Il regista Asgar Farhadi non prenderà mai posizione, si limiterà ad osservare questo dramma che consumerà la coppia: Rana, la vittima, vuole solo dimenticare e andare oltre, come se nulla fosse mai accaduto e dall’altro lato Emad, suo marito, non vuole accettare l’accaduto e si dedicherà alla ricerca e così alla vendetta contro l’aggressore, sentendosi in qualche modo responsabile dell’accaduto.
Le diverse reazioni saranno un altro solco all’interno del loro rapporto, aumenterà la distanza tra di loro, andando a dividere quello che prima era un rapporto unito e agirà sulla coppia proprio come una crepa, che spezza un intero, lo divide.
Questa pellicola è un lavoro particolarmente interessante, premiato con un oscar come miglior film straniero: la visione che il regista ci propone di un Iran moderno e laico spezza, in linea con la tematica della pellicola, la visione comune che si ha dei paese del Medio Oriente. Un film dal contenuto universale, eloquente, che riesce però a mettersi in abiti diversi.
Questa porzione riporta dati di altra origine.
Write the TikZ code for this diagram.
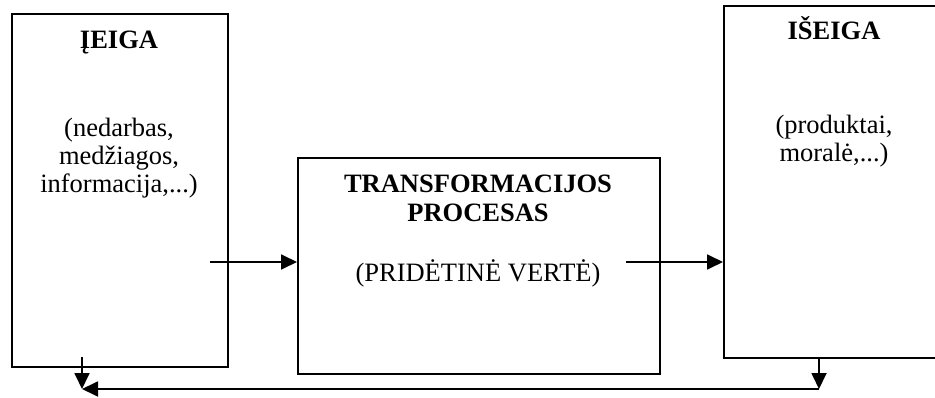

Questo dramma senza soluzione, abbraccia anche un’altra tragedia, quella del protagonista dell’opera teatrale di Miller: entrambe senza fine, definitive e senza possibilità di recuperare, vissuti da due società agli antipodi, scelte volutamente in conflitto, ma non così diverse, che possono entrambe ritrovarsi, non nella mentalità borghese, ma nell’umana condizione di sofferenza, davanti a episodi che non hanno confini. Ancora una volta è la violenza a ricordarci che non esistono differenze.